Y nuestros hijos sabrán que sus abuelos no fueron tan buenos como les contamos del mismo modo que yo sé que mi abuelo era un gran artista de carácter difícil. Y les querrán, tanto como nosotros queremos a los que no llegamos a conocer. Sólo por extensión, sólo por una foto olvidada en un cajón en los que se les ve sonriendo; sólo por una flor aplastada en la contraportada de un viejo libro, o sólo porque heredamos alguno de sus gestos.
Hace años pensaba que no hacíamos historia, pero son tantas las personas que nos cruzamos cada día, y tantas las percepciones e interpretaciones de nuestras anécdotas, que es imposible que en algún momento no hayas iluminado la conciencia del más inesperado, o que no ayudases en un gesto casi imperceptible para ti a alguien. 
Somos y seremos; y tú, abuela, siempre serás para mi.

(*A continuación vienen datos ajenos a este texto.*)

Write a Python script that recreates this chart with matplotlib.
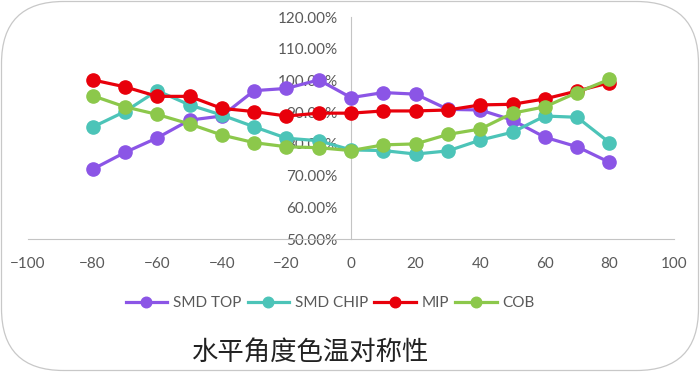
import matplotlib.pyplot as plt
from matplotlib.patches import FancyBboxPatch
from matplotlib.ticker import MultipleLocator, FuncFormatter

# 角度
angles = [-80, -70, -60, -50, -40, -30, -20, -10, 0, 10, 20, 30, 40, 50, 60, 70, 80]

# 各光源色温比例 (%)
smd_top = [72.0, 77.3, 81.9, 87.5, 88.8, 96.8, 97.5, 100.2, 94.6, 96.2, 95.7, 90.9, 90.7, 87.5, 82.1, 79.1, 74.2]
smd_chip = [85.3, 90.2, 96.8, 92.3, 89.1, 85.4, 81.8, 81.0, 78.1, 77.9, 76.8, 77.8, 81.2, 83.7, 88.8, 88.4, 80.4]
mip = [100.2, 98.0, 95.0, 95.0, 91.2, 90.2, 88.8, 89.7, 89.7, 90.4, 90.4, 90.7, 92.3, 92.5, 94.2, 96.7, 99.3]
cob = [95.2, 91.7, 89.3, 86.3, 82.8, 80.4, 79.1, 78.8, 77.9, 79.7, 80.0, 83.0, 84.7, 89.7, 91.7, 96.2, 100.4]

series_names = ["SMD TOP", "SMD CHIP", "MIP", "COB"]
series_colors = ["#8B55E6", "#4CC4B8", "#E8000B", "#8CC84B"]
title = "水平角度色温对称性"

plt.rcParams['font.family'] = ['Lato', 'DejaVu Sans']

fig = plt.figure(figsize=(7, 3.72), dpi=100)

# 圆角边框 (像素坐标)
border = FancyBboxPatch((1.5, 1.5), 697, 369, boxstyle="round,pad=0,rounding_size=62",
                        transform=None, facecolor="none", edgecolor="#c8c8c8",
                        linewidth=0.9, zorder=-1)
fig.patches.append(border)

ax = fig.add_axes([0.04, 0.3575, 0.923, 0.5965])
ax.patch.set_alpha(0)

for values, name, color in zip([smd_top, smd_chip, mip, cob], series_names, series_colors):
    ax.plot(angles, values, color=color, linewidth=2.3, marker="o", markersize=9.5, label=name)

ax.set_xlim(-100, 100)
ax.set_ylim(50, 120)
ax.xaxis.set_major_locator(MultipleLocator(20))
ax.yaxis.set_major_locator(MultipleLocator(10))
ax.yaxis.set_major_formatter(FuncFormatter(lambda v, p: "%.2f%%" % v))

ax.spines['top'].set_visible(False)
ax.spines['right'].set_visible(False)
ax.spines['left'].set_position(('data', 0))
ax.spines['left'].set_color("#c4c4c4")
ax.spines['bottom'].set_color("#c4c4c4")
ax.spines['left'].set_zorder(0.5)
ax.tick_params(axis='both', length=0, colors="#595959", labelsize=11)
ax.tick_params(axis='x', pad=13)
ax.tick_params(axis='y', pad=9.5)

fig.legend(loc="center", bbox_to_anchor=(0.472, 0.185), ncol=4, frameon=False,
           fontsize=11, labelcolor="#595959", handlelength=2.7, handletextpad=0.4,
           columnspacing=0.4, numpoints=1, markerscale=0.8)

fig.text(0.443, 0.054, title, ha="center", va="center", fontsize=19, color="#222222",
         family=['Noto Sans CJK SC', 'DejaVu Sans'])

plt.savefig("out.png", dpi=100)
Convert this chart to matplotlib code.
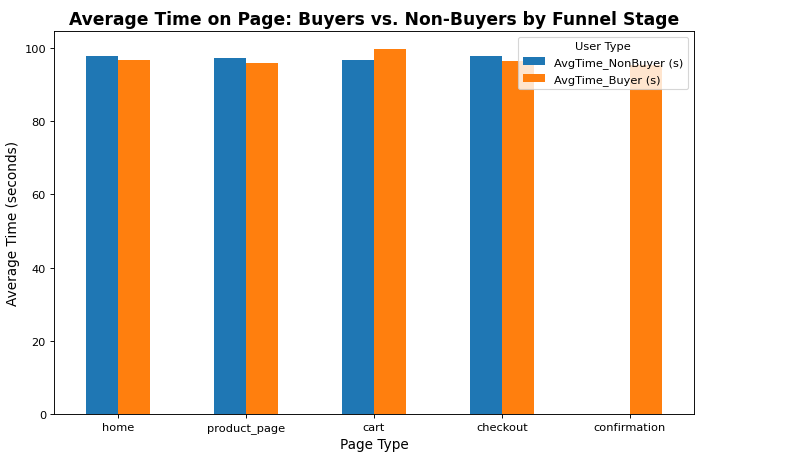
import numpy as np
import matplotlib.pyplot as plt

# Data
pages = ['home', 'product_page', 'cart', 'checkout', 'confirmation']
avg_nonbuyer = [97.9, 97.4, 96.8, 97.9, np.nan]
avg_buyer = [96.8, 96.0, 99.7, 96.4, 95.5]
series_labels = ['AvgTime_NonBuyer (s)', 'AvgTime_Buyer (s)']

DPI = 82
fig = plt.figure(figsize=(800 / DPI, 458 / DPI), dpi=DPI)
ax = fig.add_axes([0.0675, 0.094, 0.8, 0.836])

x = np.arange(len(pages))
width = 0.25
ax.bar(x - width / 2, avg_nonbuyer, width, color='#1f77b4', label=series_labels[0])
ax.bar(x + width / 2, avg_buyer, width, color='#ff7f0e', label=series_labels[1])

ax.set_xlim(-0.5, len(pages) - 0.5)
ax.set_xticks(x)
ax.set_xticklabels(pages, rotation=0)
ax.set_title('Average Time on Page: Buyers vs. Non-Buyers by Funnel Stage',
             fontsize=15, fontweight='bold')
ax.set_xlabel('Page Type', fontsize=12)
ax.set_ylabel('Average Time (seconds)', fontsize=12)
ax.legend(title='User Type', loc='upper right')

plt.savefig('out.png', dpi=DPI)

No te olvido.

martes, 1 de mayo de 2012

Gente

Llevo confusa muchas semanas. No sé exactamente lo que pensar, pero soy incapaz de sentirme a gusto ni conmigo ni con los que me rodean. No hago nada que me satisfaga, no avanzo, no me halaga ningún comentario que sé que estaba hecho con ese fin...
Cuando comencé a escribir aquí, con el temor de que algún insensato derrochara su tiempo en leerme, lo hice en parte para desahogarme cuando se acercase ese momento que ya está al caer y que marca el final de esta etapa: la graduación. Se acabaron los apuntes, las clases, los profesores, las prácticas. Todo lo que sé hacer y que he ido puliendo a lo largo de estos 23 años se termina y comienza el trabajo, los compañeros, las nóminas, las deudas, las hipotecas... Estoy terriblemente feliz por eso, está claro, pero a la vez me embarga un profundo sentimiento de vacío, en el que no doy cabida a ninguno de los que me han acompañado los últimos seis años.
Este fin de semana me he ido reuniendo, aprovechando los días de puente, con esas personas que son como una constante en tu vida, los que siempre han estado ahí aunque cambiasen innumerables variables; y me han inundado de paz. Parece que cada vez que los veo, recuerdo que todo tiene un sentido y que hay gente que siempre permanece, aunque me fuera durante años de su lado. Son esos tipos con los que estás horas hablando y es el sueño el que separa las conversaciones.
Este puente, en medio de muchos sentimientos encontrados por muy diversos motivos, siento que hay personas que merecen demasiado la pena.